> **Given request**
Both the line containing "Emit a Python" and the line containing "fig = go.Figure()" are to be reproduced exactly, along with every line between them, and nothing more.

> **Dataset records**

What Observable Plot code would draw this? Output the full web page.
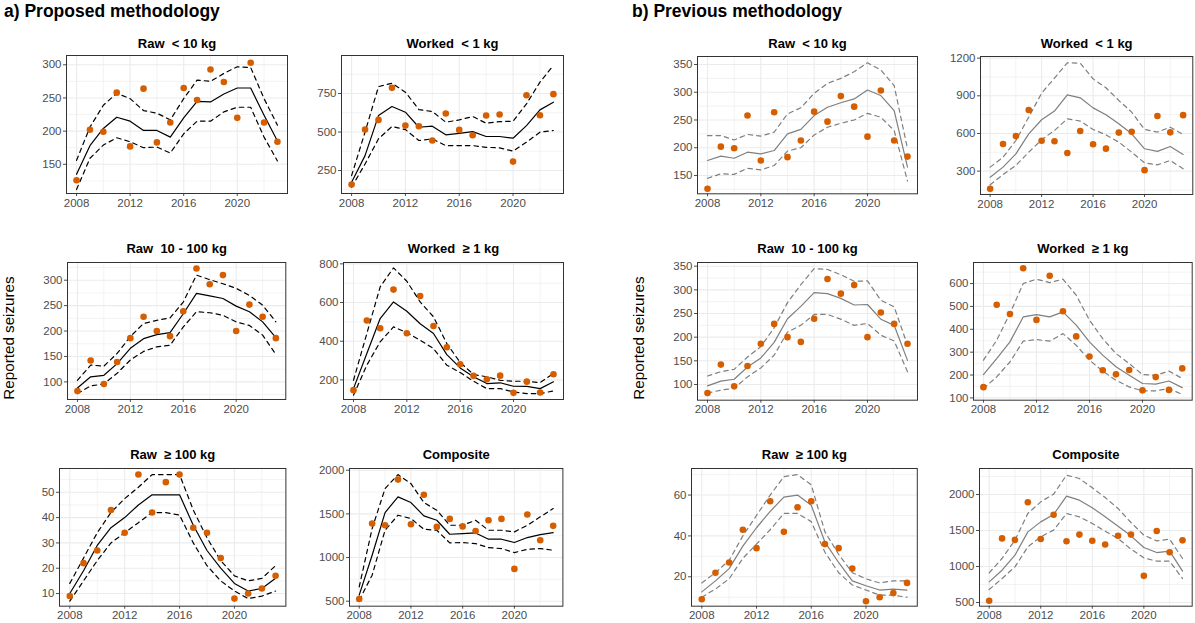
---
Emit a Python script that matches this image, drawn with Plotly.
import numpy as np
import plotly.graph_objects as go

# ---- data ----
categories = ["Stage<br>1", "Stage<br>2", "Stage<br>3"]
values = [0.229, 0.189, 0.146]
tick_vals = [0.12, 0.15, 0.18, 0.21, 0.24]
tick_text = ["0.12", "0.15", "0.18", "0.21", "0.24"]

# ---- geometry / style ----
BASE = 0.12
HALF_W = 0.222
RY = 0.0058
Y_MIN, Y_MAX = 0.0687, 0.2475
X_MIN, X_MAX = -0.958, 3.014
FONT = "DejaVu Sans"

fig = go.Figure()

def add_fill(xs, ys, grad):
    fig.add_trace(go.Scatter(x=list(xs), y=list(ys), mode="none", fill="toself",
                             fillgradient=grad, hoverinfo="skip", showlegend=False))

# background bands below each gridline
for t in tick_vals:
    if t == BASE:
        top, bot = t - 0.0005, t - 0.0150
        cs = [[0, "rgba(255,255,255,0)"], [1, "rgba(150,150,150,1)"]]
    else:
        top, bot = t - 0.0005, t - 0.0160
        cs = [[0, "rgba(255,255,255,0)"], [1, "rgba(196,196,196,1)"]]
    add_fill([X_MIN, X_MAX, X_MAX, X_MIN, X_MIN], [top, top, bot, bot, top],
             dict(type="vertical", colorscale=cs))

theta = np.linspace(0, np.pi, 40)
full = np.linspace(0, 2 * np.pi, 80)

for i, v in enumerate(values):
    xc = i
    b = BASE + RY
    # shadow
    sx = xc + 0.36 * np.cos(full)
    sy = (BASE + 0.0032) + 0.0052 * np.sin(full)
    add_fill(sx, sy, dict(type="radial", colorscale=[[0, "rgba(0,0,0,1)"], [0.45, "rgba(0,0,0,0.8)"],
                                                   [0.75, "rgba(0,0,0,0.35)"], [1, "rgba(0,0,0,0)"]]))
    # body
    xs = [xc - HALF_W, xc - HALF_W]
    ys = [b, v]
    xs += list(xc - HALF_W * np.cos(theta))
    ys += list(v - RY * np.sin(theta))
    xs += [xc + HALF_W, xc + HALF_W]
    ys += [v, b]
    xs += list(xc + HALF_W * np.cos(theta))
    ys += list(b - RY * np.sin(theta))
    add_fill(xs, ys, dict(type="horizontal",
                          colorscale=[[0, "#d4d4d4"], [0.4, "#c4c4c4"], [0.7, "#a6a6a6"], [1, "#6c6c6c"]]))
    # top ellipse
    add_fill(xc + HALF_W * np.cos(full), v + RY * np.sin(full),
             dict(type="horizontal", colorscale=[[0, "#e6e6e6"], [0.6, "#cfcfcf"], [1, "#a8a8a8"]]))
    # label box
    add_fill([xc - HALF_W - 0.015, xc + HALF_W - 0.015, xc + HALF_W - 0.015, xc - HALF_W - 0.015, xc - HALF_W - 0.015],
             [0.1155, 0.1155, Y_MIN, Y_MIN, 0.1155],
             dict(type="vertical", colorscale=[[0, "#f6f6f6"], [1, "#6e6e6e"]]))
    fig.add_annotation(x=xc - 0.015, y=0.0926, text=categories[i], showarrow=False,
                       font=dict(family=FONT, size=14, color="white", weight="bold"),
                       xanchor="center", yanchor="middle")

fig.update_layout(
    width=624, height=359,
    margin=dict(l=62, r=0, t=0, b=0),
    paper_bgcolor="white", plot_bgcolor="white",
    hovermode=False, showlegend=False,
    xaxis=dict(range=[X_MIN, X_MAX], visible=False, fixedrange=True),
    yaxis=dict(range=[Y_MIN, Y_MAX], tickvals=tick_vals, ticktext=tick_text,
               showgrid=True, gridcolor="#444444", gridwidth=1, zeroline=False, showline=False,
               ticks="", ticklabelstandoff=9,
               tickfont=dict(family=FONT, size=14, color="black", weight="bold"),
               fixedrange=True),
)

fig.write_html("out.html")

> **Correct response**
Emit a Python script that matches this image, drawn with Plotly.
import numpy as np
import plotly.graph_objects as go

# ---- data ----
categories = ["Stage<br>1", "Stage<br>2", "Stage<br>3"]
values = [0.229, 0.189, 0.146]
tick_vals = [0.12, 0.15, 0.18, 0.21, 0.24]
tick_text = ["0.12", "0.15", "0.18", "0.21", "0.24"]

# ---- geometry / style ----
BASE = 0.12
HALF_W = 0.222
RY = 0.0058
Y_MIN, Y_MAX = 0.0687, 0.2475
X_MIN, X_MAX = -0.958, 3.014
FONT = "DejaVu Sans"

fig = go.Figure()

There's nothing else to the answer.